Conditional Probability

Conditional probability is a fundamental principle in probability theory that plays a vital role in both statistics and machine learning. It enables us to evaluate the probability of an event occurring, given that another event has already taken place. This is particularly useful in scenarios where we have additional information that can influence the likelihood of outcomes.

To begin, let's define what we mean by conditional probability. Consider two events, A and B, within a sample space. The conditional probability of event A, given that event B has occurred, is denoted by P(A|B). This can be read as "the probability of A given B." Mathematically, it is defined as:

$P(A|B) = \frac{P(A \text{ and } B)}{P(B)}$

where $P(A \text{ and } B)$ is the probability that both events A and B occur, and $P(B)$ is the probability of event B occurring.

It's important to note that $P(B)$ must be greater than zero, as we cannot condition on an event with zero probability. Conditional probability allows us to adjust our initial probability assessments based on new information, making it a powerful tool for reasoning under uncertainty.

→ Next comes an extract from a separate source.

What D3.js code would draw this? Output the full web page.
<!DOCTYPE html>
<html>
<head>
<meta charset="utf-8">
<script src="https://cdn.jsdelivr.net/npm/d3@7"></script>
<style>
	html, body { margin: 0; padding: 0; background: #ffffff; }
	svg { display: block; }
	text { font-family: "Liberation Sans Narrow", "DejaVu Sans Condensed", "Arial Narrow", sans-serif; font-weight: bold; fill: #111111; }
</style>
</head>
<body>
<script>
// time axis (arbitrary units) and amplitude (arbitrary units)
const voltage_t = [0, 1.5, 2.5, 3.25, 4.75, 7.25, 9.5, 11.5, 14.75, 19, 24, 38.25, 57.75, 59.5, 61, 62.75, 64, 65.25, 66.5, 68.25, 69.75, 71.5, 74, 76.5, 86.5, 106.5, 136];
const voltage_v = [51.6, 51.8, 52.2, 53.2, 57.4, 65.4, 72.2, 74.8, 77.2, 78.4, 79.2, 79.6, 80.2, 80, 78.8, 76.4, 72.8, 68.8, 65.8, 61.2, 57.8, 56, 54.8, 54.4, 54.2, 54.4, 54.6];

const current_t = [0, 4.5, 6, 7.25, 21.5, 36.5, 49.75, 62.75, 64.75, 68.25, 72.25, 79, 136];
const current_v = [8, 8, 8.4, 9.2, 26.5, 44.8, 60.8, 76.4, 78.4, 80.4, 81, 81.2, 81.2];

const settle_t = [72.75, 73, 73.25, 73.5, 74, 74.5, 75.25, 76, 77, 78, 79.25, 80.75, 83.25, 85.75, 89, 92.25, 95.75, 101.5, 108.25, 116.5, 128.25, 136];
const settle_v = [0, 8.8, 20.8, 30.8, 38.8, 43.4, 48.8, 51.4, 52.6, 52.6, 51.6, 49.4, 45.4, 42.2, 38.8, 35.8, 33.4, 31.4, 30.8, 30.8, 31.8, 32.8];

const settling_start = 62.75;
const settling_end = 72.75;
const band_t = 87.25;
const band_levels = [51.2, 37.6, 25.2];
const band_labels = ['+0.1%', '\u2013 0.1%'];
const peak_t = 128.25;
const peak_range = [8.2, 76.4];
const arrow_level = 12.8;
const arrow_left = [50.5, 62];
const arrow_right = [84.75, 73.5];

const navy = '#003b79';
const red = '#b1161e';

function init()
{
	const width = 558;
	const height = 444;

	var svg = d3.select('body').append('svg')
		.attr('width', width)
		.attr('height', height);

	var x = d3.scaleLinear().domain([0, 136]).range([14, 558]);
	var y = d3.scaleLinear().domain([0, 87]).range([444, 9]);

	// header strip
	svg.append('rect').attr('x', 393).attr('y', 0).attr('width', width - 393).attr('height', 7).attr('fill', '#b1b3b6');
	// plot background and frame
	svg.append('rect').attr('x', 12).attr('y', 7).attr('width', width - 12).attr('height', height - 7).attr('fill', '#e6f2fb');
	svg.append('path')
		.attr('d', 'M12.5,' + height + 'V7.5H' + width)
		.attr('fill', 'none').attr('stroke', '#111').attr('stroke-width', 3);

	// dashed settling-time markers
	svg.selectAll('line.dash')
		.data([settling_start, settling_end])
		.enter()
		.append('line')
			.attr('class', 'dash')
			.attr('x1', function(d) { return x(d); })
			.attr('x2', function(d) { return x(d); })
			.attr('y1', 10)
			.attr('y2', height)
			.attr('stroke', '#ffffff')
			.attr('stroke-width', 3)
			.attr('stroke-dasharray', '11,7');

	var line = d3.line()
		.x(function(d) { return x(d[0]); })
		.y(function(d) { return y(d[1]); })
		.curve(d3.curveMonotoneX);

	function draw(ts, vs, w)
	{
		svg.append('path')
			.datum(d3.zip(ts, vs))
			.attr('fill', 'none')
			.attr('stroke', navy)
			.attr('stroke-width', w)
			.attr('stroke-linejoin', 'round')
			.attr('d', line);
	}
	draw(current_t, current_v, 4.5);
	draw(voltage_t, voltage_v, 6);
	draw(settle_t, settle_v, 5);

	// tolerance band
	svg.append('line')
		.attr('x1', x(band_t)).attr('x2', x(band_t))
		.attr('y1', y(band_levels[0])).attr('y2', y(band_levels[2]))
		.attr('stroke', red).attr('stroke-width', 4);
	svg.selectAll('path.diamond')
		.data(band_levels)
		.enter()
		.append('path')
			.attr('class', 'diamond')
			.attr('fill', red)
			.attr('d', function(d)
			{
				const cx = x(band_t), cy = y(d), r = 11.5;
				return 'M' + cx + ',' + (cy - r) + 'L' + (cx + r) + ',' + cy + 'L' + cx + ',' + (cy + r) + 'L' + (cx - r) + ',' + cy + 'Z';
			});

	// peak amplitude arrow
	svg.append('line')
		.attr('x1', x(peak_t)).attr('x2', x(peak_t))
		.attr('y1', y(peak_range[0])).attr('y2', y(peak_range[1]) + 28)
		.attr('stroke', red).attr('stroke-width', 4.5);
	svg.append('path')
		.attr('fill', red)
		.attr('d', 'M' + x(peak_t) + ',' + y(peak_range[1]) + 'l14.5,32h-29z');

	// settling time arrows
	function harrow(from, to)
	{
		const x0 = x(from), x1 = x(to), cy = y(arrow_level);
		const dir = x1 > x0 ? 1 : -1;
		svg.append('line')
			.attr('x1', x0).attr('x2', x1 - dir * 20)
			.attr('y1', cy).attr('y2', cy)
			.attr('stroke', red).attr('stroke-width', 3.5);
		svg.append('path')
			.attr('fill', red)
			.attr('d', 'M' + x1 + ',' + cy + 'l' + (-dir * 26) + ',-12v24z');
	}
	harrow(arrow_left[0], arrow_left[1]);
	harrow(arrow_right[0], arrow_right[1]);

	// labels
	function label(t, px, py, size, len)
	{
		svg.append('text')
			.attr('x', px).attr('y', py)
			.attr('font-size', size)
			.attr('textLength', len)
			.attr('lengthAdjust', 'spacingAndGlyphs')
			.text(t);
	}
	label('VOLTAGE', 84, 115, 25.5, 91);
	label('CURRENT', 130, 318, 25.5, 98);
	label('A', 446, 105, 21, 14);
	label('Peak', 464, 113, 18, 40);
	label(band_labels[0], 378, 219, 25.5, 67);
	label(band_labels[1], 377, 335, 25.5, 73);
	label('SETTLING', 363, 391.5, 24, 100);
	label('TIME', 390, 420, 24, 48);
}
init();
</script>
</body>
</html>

To illustrate this concept, let's consider a simple example. Imagine you have a deck of 52 playing cards, and you want to find the probability of drawing an ace given that the card drawn is a spade. There are 13 spades in the deck, and among these, there is only one ace of spades. Therefore:

• $P(\text{Ace and Spade}) = 1/52$ (since there is only one ace of spades)
• $P(\text{Spade}) = 13/52$ (since there are 13 spades in total)

Using the formula for conditional probability, we have:

$P(\text{Ace}|\text{Spade}) = \frac{P(\text{Ace and Spade})}{P(\text{Spade})} = \frac{1/52}{13/52} = \frac{1}{13}$

Probability of drawing an ace given the card is a spade

Thus, the probability of drawing an ace given that the card is a spade is $1/13$.

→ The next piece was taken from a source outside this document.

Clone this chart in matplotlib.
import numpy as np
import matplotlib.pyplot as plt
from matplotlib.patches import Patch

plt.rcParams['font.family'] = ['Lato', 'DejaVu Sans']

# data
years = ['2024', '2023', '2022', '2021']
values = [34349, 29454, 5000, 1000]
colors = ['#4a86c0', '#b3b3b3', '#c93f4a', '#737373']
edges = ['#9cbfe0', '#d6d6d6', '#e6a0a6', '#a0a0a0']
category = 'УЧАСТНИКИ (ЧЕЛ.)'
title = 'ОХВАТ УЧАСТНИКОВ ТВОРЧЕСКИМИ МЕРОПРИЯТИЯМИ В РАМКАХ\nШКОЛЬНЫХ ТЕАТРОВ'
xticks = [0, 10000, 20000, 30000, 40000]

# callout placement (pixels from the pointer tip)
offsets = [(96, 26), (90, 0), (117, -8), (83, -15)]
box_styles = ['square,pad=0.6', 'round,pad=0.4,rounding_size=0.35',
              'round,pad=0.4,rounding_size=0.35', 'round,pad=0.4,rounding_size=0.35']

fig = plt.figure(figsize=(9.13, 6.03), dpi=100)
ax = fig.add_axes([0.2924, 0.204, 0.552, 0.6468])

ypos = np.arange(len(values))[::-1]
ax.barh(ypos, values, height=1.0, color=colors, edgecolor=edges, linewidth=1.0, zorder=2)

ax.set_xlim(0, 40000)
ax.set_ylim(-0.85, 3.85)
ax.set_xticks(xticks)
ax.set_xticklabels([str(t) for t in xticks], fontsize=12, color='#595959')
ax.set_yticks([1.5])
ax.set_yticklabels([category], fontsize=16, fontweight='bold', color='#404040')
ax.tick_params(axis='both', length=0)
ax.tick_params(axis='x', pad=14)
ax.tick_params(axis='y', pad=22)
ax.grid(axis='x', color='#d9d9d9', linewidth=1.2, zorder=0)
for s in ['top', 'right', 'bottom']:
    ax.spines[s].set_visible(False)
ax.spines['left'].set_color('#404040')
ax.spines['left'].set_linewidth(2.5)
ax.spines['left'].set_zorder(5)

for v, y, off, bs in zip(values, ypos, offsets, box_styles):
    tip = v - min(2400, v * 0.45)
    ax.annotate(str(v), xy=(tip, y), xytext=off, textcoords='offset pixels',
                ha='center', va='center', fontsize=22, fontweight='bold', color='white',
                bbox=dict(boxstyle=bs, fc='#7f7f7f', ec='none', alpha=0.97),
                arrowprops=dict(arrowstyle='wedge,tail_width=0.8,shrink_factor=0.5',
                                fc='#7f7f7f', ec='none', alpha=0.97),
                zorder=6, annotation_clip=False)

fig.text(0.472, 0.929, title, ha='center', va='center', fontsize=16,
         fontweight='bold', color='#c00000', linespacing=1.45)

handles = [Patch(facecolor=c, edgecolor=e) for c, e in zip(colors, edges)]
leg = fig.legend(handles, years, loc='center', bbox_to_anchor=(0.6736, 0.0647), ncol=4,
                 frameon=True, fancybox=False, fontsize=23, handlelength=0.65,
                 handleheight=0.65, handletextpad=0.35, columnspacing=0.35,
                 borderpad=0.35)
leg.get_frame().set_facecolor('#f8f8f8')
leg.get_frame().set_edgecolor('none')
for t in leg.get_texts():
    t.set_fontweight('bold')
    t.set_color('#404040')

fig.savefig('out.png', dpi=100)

Understanding conditional probability is essential for grasping more complex concepts such as Bayesian inference, which we will encounter later in the course. Bayesian inference relies on updating probabilities as new information becomes available, a process inherently rooted in conditional probability.

Another key concept related to conditional probability is the notion of independence. Two events A and B are considered independent if the occurrence of one does not affect the probability of the other. In mathematical terms, A and B are independent if:

$P(A|B) = P(A) \text{ and } P(B|A) = P(B)$

In other words, knowing that event B has occurred does not change the probability of event A, and vice versa.

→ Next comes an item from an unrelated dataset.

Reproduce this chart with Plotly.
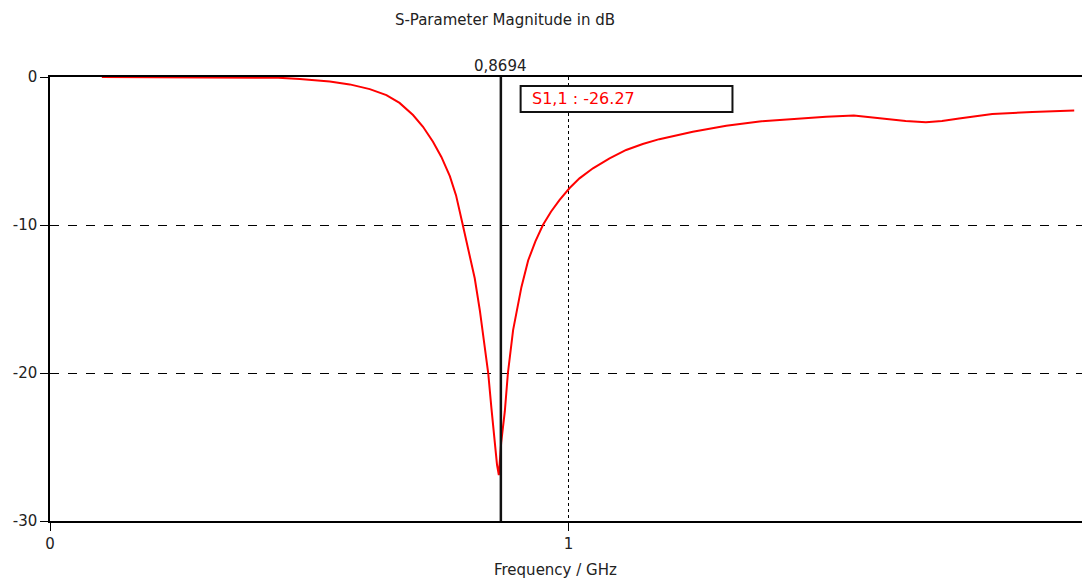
import plotly.graph_objects as go

# S11 magnitude (dB) vs frequency (GHz)
freq = [0.10, 0.20, 0.30, 0.40, 0.44, 0.4817, 0.5395, 0.578, 0.6166, 0.6487,
        0.674, 0.700, 0.7193, 0.7385, 0.7547, 0.771, 0.783, 0.796, 0.808,
        0.819, 0.829, 0.838, 0.845, 0.851, 0.857, 0.862, 0.8655, 0.870,
        0.877, 0.883, 0.893, 0.909, 0.922, 0.936, 0.9505, 0.966, 0.9827,
        1.002, 1.021, 1.047, 1.079, 1.111, 1.143, 1.175, 1.2395, 1.304,
        1.368, 1.432, 1.4965, 1.55, 1.605, 1.65, 1.689, 1.72, 1.753, 1.817,
        1.894, 1.975]
s11 = [0.0, 0.0, 0.0, -0.02, -0.05, -0.13, -0.3, -0.5, -0.82, -1.22,
       -1.75, -2.57, -3.36, -4.37, -5.4, -6.7, -8.0, -10.0, -11.8,
       -13.6, -15.8, -18.2, -20.0, -22.3, -24.5, -26.2, -26.9, -24.7,
       -22.6, -20.0, -17.1, -14.2, -12.4, -11.1, -10.0, -9.1, -8.3,
       -7.5, -6.85, -6.17, -5.5, -4.93, -4.53, -4.2, -3.7, -3.3,
       -3.0, -2.84, -2.68, -2.6, -2.8, -2.97, -3.06, -2.98, -2.8, -2.5,
       -2.36, -2.27]

marker_f = 0.8694
marker_label = "0,8694"
marker_text = "S1,1 : -26.27"

x_ticks = [0, 1]
y_ticks = [0, -10, -20, -30]

font_family = "DejaVu Sans"
fs = 15

fig = go.Figure()
fig.add_trace(go.Scatter(x=freq, y=s11, mode="lines",
                         line=dict(color="#ff0000", width=2),
                         showlegend=False, hoverinfo="skip"))

fig.update_layout(
    width=1082, height=578,
    margin=dict(l=50, r=0, t=77, b=57),
    paper_bgcolor="white", plot_bgcolor="white",
    font=dict(family=font_family, size=fs, color="#222222"),
    title=dict(text="S-Parameter Magnitude in dB", xref="container", x=505/1082,
               xanchor="center", yref="container", y=1-20/578, yanchor="middle",
               font=dict(size=fs, color="#222222")),
    xaxis=dict(range=[0, 1.99], tickvals=x_ticks, ticktext=[str(v) for v in x_ticks],
               showgrid=True, gridcolor="black", griddash="dot", gridwidth=1,
               showline=True, linecolor="black", linewidth=1.5, mirror=True,
               ticks="outside", ticklen=8, tickcolor="black", tickwidth=1,
               zeroline=False, tickfont=dict(size=fs)),
    yaxis=dict(range=[-30, 0], tickvals=y_ticks, ticktext=[str(v) for v in y_ticks],
               showgrid=True, gridcolor="black", griddash="dash", gridwidth=1,
               showline=True, linecolor="black", linewidth=1.5,
               ticks="outside", ticklen=8, tickcolor="black", tickwidth=1,
               zeroline=False, tickfont=dict(size=fs)),
)

# marker line
fig.add_shape(type="line", x0=marker_f, x1=marker_f, y0=-30, y1=0,
              xref="x", yref="y", line=dict(color="#111111", width=2.5))
fig.add_annotation(x=marker_f, y=0, xref="x", yref="y", text=marker_label,
                   showarrow=False, yanchor="bottom", yshift=0,
                   font=dict(size=fs, color="#222222"))
# value box
fig.add_shape(type="rect", x0=0.9075, x1=1.316, y0=-0.6, y1=-2.36,
              xref="x", yref="y", line=dict(color="#111111", width=2),
              fillcolor="white")
fig.add_annotation(x=0.925, y=-1.48, xref="x", yref="y", text=marker_text,
                   showarrow=False, xanchor="left", yanchor="middle",
                   font=dict(size=fs + 1, color="#ff0000"))
# x-axis title
fig.add_annotation(x=(555-50)/1032, y=-(570-521)/444, xref="paper", yref="paper",
                   text="Frequency / GHz", showarrow=False, yanchor="middle",
                   font=dict(size=fs, color="#222222"))

fig.write_html("out.html")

For example, consider flipping two fair coins. The outcome of the first coin flip does not affect the outcome of the second coin flip. Therefore, these two events are independent, and the probability of getting heads on the second flip given that we got heads on the first flip remains 0.5, just as it would be without any prior information.

By mastering conditional probability and the concept of independence, you'll be better equipped to tackle real-world problems that involve uncertainty and interdependent events. These principles are foundational for many machine learning algorithms, particularly those involving probabilistic models and decision-making under uncertainty.

Throughout this section, we've used straightforward examples to build your understanding of conditional probability. As you progress through the course, you'll see how these basic concepts are extended and applied in various machine learning contexts, from classification algorithms to complex predictive models. These tools will become indispensable as you advance in your journey into the realms of probability, statistics, and machine learning.